Dataset extract

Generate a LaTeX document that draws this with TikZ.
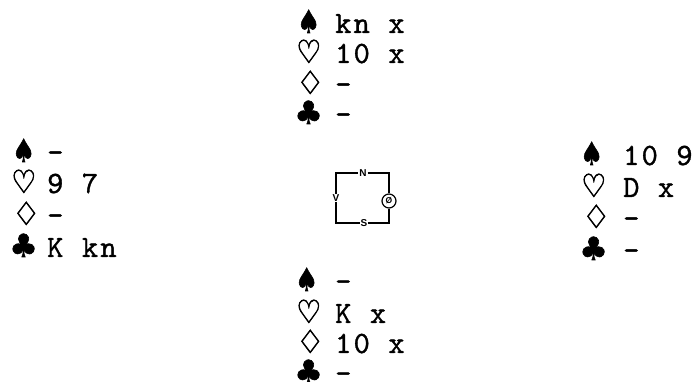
\documentclass[tikz,border=0pt]{standalone}
\usepackage{fontspec}
\usepackage{graphicx}
\newfontfamily\suitfont[FakeBold=2]{DejaVu Sans}
\newfontfamily\labfont{Liberation Sans}
\newfontfamily\cardfam[LetterSpace=7,FakeBold=1.1]{lmmono10-regular.otf}
\newcommand{\sS}{\scalebox{0.8}[1]{♠}}
\newcommand{\sH}{\scalebox{0.88}[1]{♡}}
\newcommand{\sD}{\scalebox{0.98}[1]{♢}}
\newcommand{\sC}{\scalebox{1.0}[1]{♣}}
\begin{document}
\begin{tikzpicture}[x=1pt,y=-1pt,
  suit/.style={anchor=base west,inner sep=0pt,font=\suitfont\fontsize{32}{32}\selectfont},
  cards/.style={anchor=base west,inner sep=0pt,font=\cardfam\fontsize{31}{31}\selectfont},
  lab/.style={inner sep=0.8pt,font=\labfont\bfseries\fontsize{10}{10}\selectfont},
  ln/.style={line width=1.2pt}]
\useasboundingbox (0,0) rectangle (697,382);
% North
\node[suit] (ns) at (297,33) {\sS}; \node[cards] (nst) at (335,33) {kn x};
\node[suit] (nh) at (296,63) {\sH}; \node[cards] (nht) at (335,63) {10 x};
\node[suit] (nd) at (296,94) {\sD}; \node[cards] (ndt) at (335,94) {-};
\node[suit] (nc) at (294,124) {\sC}; \node[cards] (nct) at (335,124) {-};
% West
\node[suit] (ws) at (12,162) {\sS}; \node[cards] (wst) at (47,162) {-};
\node[suit] (wh) at (11,193) {\sH}; \node[cards] (wht) at (47,193) {9 7};
\node[suit] (wd) at (12,225) {\sD}; \node[cards] (wdt) at (47,225) {-};
\node[suit] (wc) at (9,257) {\sC}; \node[cards] (wct) at (47,257) {K kn};
% East
\node[suit] (es) at (580,165) {\sS}; \node[cards] (est) at (623,165) {10 9};
\node[suit] (eh) at (581,197) {\sH}; \node[cards] (eht) at (623,197) {D x};
\node[suit] (ed) at (582,228) {\sD}; \node[cards] (edt) at (623,228) {-};
\node[suit] (ec) at (579,260) {\sC}; \node[cards] (ect) at (623,260) {-};
% South
\node[suit] (ss) at (295,291) {\sS}; \node[cards] (sst) at (335,291) {-};
\node[suit] (sh) at (296,323) {\sH}; \node[cards] (sht) at (335,323) {K x};
\node[suit] (sd) at (296,353) {\sD}; \node[cards] (sdt) at (335,353) {10 x};
\node[suit] (sc) at (294,383) {\sC}; \node[cards] (sct) at (335,383) {-};
% compass
\node[lab] (N) at (363,173) {N};
\node[lab] (V) at (336,198) {V};
\node[lab] (S) at (364,223) {S};
\node[circle,draw,line width=1.2pt,minimum size=14pt,inner sep=0pt,font=\labfont\bfseries\fontsize{8.5}{8.5}\selectfont] (E) at (389,201) {Ø};
\coordinate (tl) at (336,173);
\coordinate (tr) at (389,173);
\coordinate (br) at (389,223);
\coordinate (bl) at (336,223);
\draw[ln] (V.north) -- (tl) -- (N.west);
\draw[ln] (N.east) -- (tr) -- (E.north);
\draw[ln] (E.south) -- (br) -- (S.east);
\draw[ln] (S.west) -- (bl) -- (V.south);
\end{tikzpicture}
\end{document}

Short exercise
Reproduce every line above as written, skipping pictures.

Task solution
Generate a LaTeX document that draws this with TikZ.
\documentclass[tikz,border=0pt]{standalone}
\usepackage{fontspec}
\usepackage{graphicx}
\newfontfamily\suitfont[FakeBold=2]{DejaVu Sans}
\newfontfamily\labfont{Liberation Sans}
\newfontfamily\cardfam[LetterSpace=7,FakeBold=1.1]{lmmono10-regular.otf}
\newcommand{\sS}{\scalebox{0.8}[1]{♠}}
\newcommand{\sH}{\scalebox{0.88}[1]{♡}}
\newcommand{\sD}{\scalebox{0.98}[1]{♢}}
\newcommand{\sC}{\scalebox{1.0}[1]{♣}}
\begin{document}
\begin{tikzpicture}[x=1pt,y=-1pt,
  suit/.style={anchor=base west,inner sep=0pt,font=\suitfont\fontsize{32}{32}\selectfont},
  cards/.style={anchor=base west,inner sep=0pt,font=\cardfam\fontsize{31}{31}\selectfont},
  lab/.style={inner sep=0.8pt,font=\labfont\bfseries\fontsize{10}{10}\selectfont},
  ln/.style={line width=1.2pt}]
\useasboundingbox (0,0) rectangle (697,382);
% North
\node[suit] (ns) at (297,33) {\sS}; \node[cards] (nst) at (335,33) {kn x};
\node[suit] (nh) at (296,63) {\sH}; \node[cards] (nht) at (335,63) {10 x};
\node[suit] (nd) at (296,94) {\sD}; \node[cards] (ndt) at (335,94) {-};
\node[suit] (nc) at (294,124) {\sC}; \node[cards] (nct) at (335,124) {-};
% West
\node[suit] (ws) at (12,162) {\sS}; \node[cards] (wst) at (47,162) {-};
\node[suit] (wh) at (11,193) {\sH}; \node[cards] (wht) at (47,193) {9 7};
\node[suit] (wd) at (12,225) {\sD}; \node[cards] (wdt) at (47,225) {-};
\node[suit] (wc) at (9,257) {\sC}; \node[cards] (wct) at (47,257) {K kn};
% East
\node[suit] (es) at (580,165) {\sS}; \node[cards] (est) at (623,165) {10 9};
\node[suit] (eh) at (581,197) {\sH}; \node[cards] (eht) at (623,197) {D x};
\node[suit] (ed) at (582,228) {\sD}; \node[cards] (edt) at (623,228) {-};
\node[suit] (ec) at (579,260) {\sC}; \node[cards] (ect) at (623,260) {-};
% South
\node[suit] (ss) at (295,291) {\sS}; \node[cards] (sst) at (335,291) {-};
\node[suit] (sh) at (296,323) {\sH}; \node[cards] (sht) at (335,323) {K x};
\node[suit] (sd) at (296,353) {\sD}; \node[cards] (sdt) at (335,353) {10 x};
\node[suit] (sc) at (294,383) {\sC}; \node[cards] (sct) at (335,383) {-};
% compass
\node[lab] (N) at (363,173) {N};
\node[lab] (V) at (336,198) {V};
\node[lab] (S) at (364,223) {S};
\node[circle,draw,line width=1.2pt,minimum size=14pt,inner sep=0pt,font=\labfont\bfseries\fontsize{8.5}{8.5}\selectfont] (E) at (389,201) {Ø};
\coordinate (tl) at (336,173);
\coordinate (tr) at (389,173);
\coordinate (br) at (389,223);
\coordinate (bl) at (336,223);
\draw[ln] (V.north) -- (tl) -- (N.west);
\draw[ln] (N.east) -- (tr) -- (E.north);
\draw[ln] (E.south) -- (br) -- (S.east);
\draw[ln] (S.west) -- (bl) -- (V.south);
\end{tikzpicture}
\end{document}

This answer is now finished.